In their various states, as small studies, large plaster-over-wire-mesh
versions, or bronze castings, they are sensuously monumental yet
remain ambiguous, awkward and even hermetic. These massive piles
seem to exist as much for themselves as for a human viewer. Tucker's
mystery is not that of the ethereal but of the primordial.
Walking around each work you get an illogical diversity of readings,
none definitive, all pertaining to the body, as when a possible
torso is transfigured into a head or a foot. But the torso more
than any other reading is fundamental. Even when the image of a
face predominates, it does so as a corporeal force rather than as
an emblem of the mind.
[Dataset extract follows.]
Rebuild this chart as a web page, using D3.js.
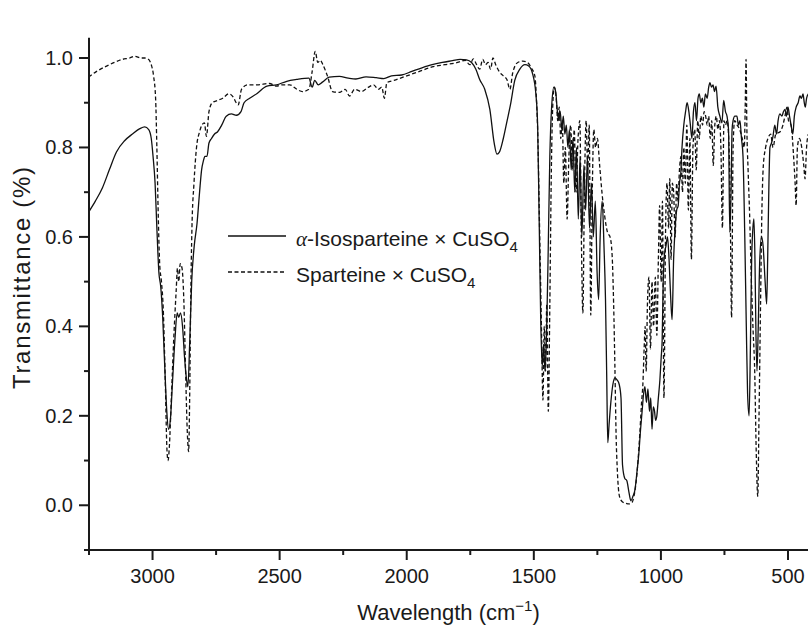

Instead of having stable identities Tucker's
sculptures seem to shift polymorphously. They do so, necessarily,
at the cost of a certain clarity. If contours are provisional, the
sense of their pushing out from a generating center is palpable.
In certain works a singular reading predominates. At over 10 feet
high, the runner's foot of Messenger (seen at McKee in plaster and
as a drawing at the New York Studio School) is emblematic and unmistakable.
Up close, however, it could be an overhanging white cliff or a breaking
wave.
Because of their contrasting surfaces and colors, the assembled
works at McKee--plaster (Messenger), bronze with a putty-colored
patina (Emperor) or a basalt-and-lichen effect (Victory II)--show
Tucker to be something of a naturalist in the tradition of Henry
Moore, even though Moore was, for Tucker's generation, the father
figure to be overthrown.
Curiously, the rough chiaroscuro and single viewpoint of Tucker's
drawings, done after rather than as studies for the sculptures and
shown at the New York Studio School last spring, convey sculptural
mass with greater legibility than their three-dimensional models.
By singling out a particular vantage point, the drawings.